Un groupe de vaches a donc été engraissé avec une ration de 6 kg/jour de céréales par animal, l’autre avec une ration deux fois moindre (3kg).

Pour arriver à un poids de carcasse similaire, la durée d’engraissement varie de seulement dix jours entre les deux lots, la différence de GMQ est assez faible. « Ça on ne s’y attendait pas, on pensait que l’écart de durée serait plutôt d’une trentaine de jours, car on a toujours appris que la densité énergétique de la ration est corrélée à la performance zootechnique, commente Julien Fortin. C’est un super résultat. » Les vaches qui ont deux fois moins de céréales dans leur ration compensent en mangeant plus d’herbe. 

La différence de coût alimentaire sur la phase de finition entre les deux lots est assez significative : les vaches nourries avec 6 kg de céréales ont coûté 20 % plus cher, 424 € contre 351 €. La marge sur coût alimentaire est de + 44 € pour le lot à 3 kg.

« Malgré les dix jours d’engraissement en plus, on a tout intérêt à réduire la part de concentrés dans les rations, à condition d’avoir un fourrage de qualité, synthétise le responsable de la ferme. Et le truc complètement fou, c’est que le lot à 3 kg a été bridé d’un point de vue zootechnique et malgré cela, il est plus rentable ».

En système conventionnel, les différences de marges seraient « probablement amplifiées parce que les intrants coûtent plus cher, l’énergie, la céréale, l’azote, … », suggère Julien Fortin.

Élever des bœufs

La ferme expérimentale propose d’aller encore un peu plus loin pour diminuer encore les coûts : faire des bœufs. L’équipe de Thorigné-d’Anjou vient de faire tomber un premier préjugé : la viande de bœuf n’est pas de qualité inférieure à celle des femelles. La qualité organoleptique de jeunes vaches finies et de bœufs de 30 à 32 mois (finis également), élevés dans les mêmes conditions, a été analysée par le laboratoire de Villers-Bocage.

Les résultats sont sans appel : qu’il s’agisse de jutosité, persistance aromatique, flaveur ou couleur, il n’y a aucune différence. La viande de bœuf serait toutefois légèrement plus tendre que celle des femelles. « Donc, concrètement, la viande est légèrement en faveur du bœuf », résume Julien Fortin.

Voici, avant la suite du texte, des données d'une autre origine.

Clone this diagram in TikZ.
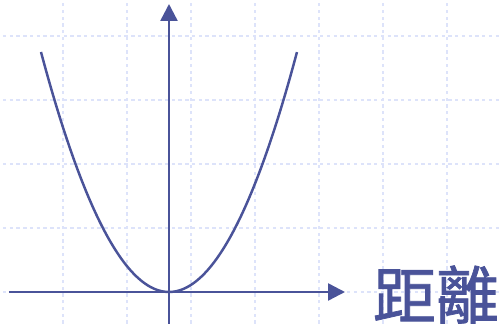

Et puis surtout, élever des bœufs est plus rentable. L’efficience alimentaire, c’est-à-dire la quantité de croissance par UF ingéré, est meilleure chez les mâles castrés. La marge sur coût alimentaire est 40,% supérieure, 2,53,€/kg contre 1,85,€ pour les femelles.  

En résumé, la marge est supérieure pour l’éleveur, la qualité de la viande est identique, « ces éléments peuvent encourager les éleveurs à faire des bœufs et la filière peut s’engager dans cette voie si elle parvient à faire tomber les préjugés ».

À l’échelle d’un élevage, garder tous ses mâles plutôt que les vendre en broutards pour qu’ils soient engraissés en Italie entraînerait un chargement à l’hectare trop élevé. La stratégie consisterait alors à réduire le nombre de vêlages. Moins de vaches, mais des animaux gardés jusqu’à la fin.